Flexibility. Lenders may want to include some mechanism allowing a supermajority of the creditors benefiting from the MFC clause to waive its application in exceptional cases. For example, if a non-Paris Club bilateral creditor offered a debtor country new concessional loans in return for a milder restructuring of its existing exposure, the country’s other lenders might conclude that this was in their collective best interest.
Using a cross-creditor group MFC clause to reduce competition (and suspicion) among creditors is a serious step for a sovereign debtor.
In practice, if a creditor group such as the supermajority of commercial lenders or a non-Paris Club bilateral creditor like China refuses to accept comparable debt relief, the borrower would be obliged to run arrears to that uncooperative creditor, perhaps indefinitely, or else reopen the terms of previously concluded debt restructurings. This could have diplomatic, financial, perhaps even legal consequences.

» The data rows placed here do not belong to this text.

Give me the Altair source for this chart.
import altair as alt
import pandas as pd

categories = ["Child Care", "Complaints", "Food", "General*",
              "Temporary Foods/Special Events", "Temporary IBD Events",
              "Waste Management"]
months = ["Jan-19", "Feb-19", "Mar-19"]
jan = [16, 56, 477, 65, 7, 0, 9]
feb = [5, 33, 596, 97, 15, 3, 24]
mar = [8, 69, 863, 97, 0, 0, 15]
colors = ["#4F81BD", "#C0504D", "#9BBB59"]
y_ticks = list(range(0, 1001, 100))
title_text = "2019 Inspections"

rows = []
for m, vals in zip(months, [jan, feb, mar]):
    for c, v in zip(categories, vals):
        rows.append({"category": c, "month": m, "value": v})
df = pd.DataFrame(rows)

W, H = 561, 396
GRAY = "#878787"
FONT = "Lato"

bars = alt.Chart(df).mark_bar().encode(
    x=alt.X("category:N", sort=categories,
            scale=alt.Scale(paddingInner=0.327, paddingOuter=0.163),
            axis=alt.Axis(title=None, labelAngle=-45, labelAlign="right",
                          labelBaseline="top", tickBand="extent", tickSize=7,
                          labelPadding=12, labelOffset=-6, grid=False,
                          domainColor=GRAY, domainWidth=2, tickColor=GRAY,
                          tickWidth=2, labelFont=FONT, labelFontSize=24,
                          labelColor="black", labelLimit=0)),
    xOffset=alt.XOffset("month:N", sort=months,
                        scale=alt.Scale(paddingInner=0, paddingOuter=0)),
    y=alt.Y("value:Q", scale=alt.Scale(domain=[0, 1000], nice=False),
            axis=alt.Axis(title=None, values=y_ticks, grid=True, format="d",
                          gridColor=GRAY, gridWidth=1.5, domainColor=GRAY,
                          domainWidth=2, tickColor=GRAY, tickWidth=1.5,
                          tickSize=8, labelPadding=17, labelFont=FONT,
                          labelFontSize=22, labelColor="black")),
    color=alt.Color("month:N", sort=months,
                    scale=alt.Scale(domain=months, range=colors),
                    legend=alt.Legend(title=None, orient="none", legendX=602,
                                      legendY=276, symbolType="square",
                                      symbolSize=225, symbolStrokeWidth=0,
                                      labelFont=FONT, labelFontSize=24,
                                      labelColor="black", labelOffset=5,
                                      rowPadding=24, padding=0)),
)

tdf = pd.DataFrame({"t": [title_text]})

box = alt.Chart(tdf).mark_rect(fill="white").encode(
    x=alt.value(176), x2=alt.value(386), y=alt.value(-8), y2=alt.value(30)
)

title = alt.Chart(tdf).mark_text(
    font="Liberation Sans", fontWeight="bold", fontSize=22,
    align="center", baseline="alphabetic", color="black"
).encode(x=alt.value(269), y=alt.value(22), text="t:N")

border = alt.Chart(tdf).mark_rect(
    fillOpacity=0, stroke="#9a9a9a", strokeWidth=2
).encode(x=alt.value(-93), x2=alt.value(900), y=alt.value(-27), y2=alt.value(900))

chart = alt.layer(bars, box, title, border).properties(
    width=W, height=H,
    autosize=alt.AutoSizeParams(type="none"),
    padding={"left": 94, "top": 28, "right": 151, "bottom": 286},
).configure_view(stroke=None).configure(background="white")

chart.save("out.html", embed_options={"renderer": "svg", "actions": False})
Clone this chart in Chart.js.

The IMF also has elaborate rules regarding what the Fund calls “lending into arrears.” Those policies generally say that the Fund can keep lending to a member country that has not yet finished restructuring unsustainable debt, as long as the country is negotiating in good faith with the relevant creditors.
It would need to be clear that any sovereign debtor that is contractually bound by a MFC provision would be “negotiating in good faith” as long as it continues to offer comparable terms to all lenders.